# Is there a definition of p-value for interval null hypothesis?

For testing a simple null hypothesis $\theta=\theta_0$ vs alternative $\theta\ne\theta_0$, the definition of p-value given a UMP (usually) test $\mathbb{1}(T>k)$ (reject when $T>k$ where $k$ be chosen such that $E(\mathbb{1}(T>k))=\alpha$ for some statistics $T$ and realized value $t_0$ is $$P_{\theta_0}(T>t_0)$$

My question is is there a definition of p-value for testing hypothesis such as $H_0:\theta\in(\theta_1,\theta_2)$ vs $H_1:\theta\notin(\theta_1,\theta_2)$. Furthermore, if the test is not in the form $\mathbb{1}(T>k)$, what shall we do?

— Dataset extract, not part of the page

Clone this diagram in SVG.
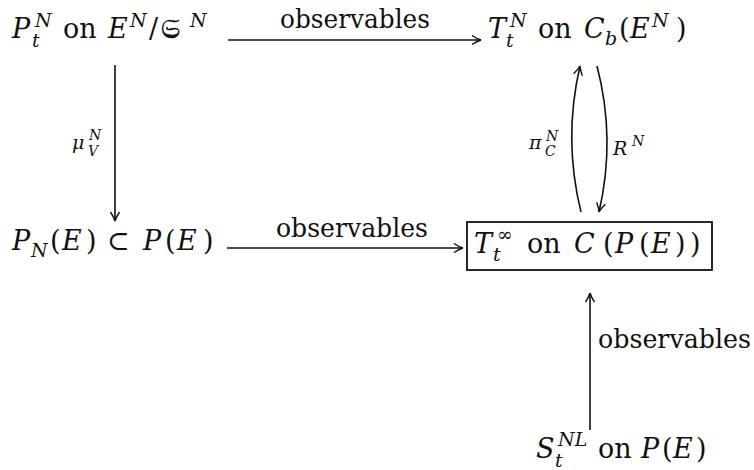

• I believe the theory is outlined in great generality and detail at stats.stackexchange.com/questions/31/…. Is there any aspect of your situation that you think is not adequately covered in that thread?
– whuber
Commented Apr 18, 2017 at 3:29

If I remember my stats class correctly, it's the maximum of the p values for all the simple hypotheses in the composite hypothesis. This is why if you do a one-sided $t$ test for the null hypothesis $\theta\le 0$, you do the calculation assuming $\theta=0$, because this gives you the largest probability of exceeding the observed $t$ statistic.
In practice, what most people do is to base the test on whether a $1-\alpha$ confidence interval for $\theta$ lies fully within $H_1$ (=does not include any parameter values from $H_0$). To get a p-value one would typically look at two one-sided tests at level $\alpha/2$. In the manner you have your hypotheses, it would be one of $H_{01}: \theta \geq \theta_1$ versus $H_{A1}: \theta < \theta_1$ and the other of $H_{02}: \theta \leq \theta_2$ versus $H_{A2}: \theta > \theta_2$ (for these you know how to derive the p-values). Then you take $p = 2 \times \min(p_1, p_2)$ as your p-value for this particular testing problem.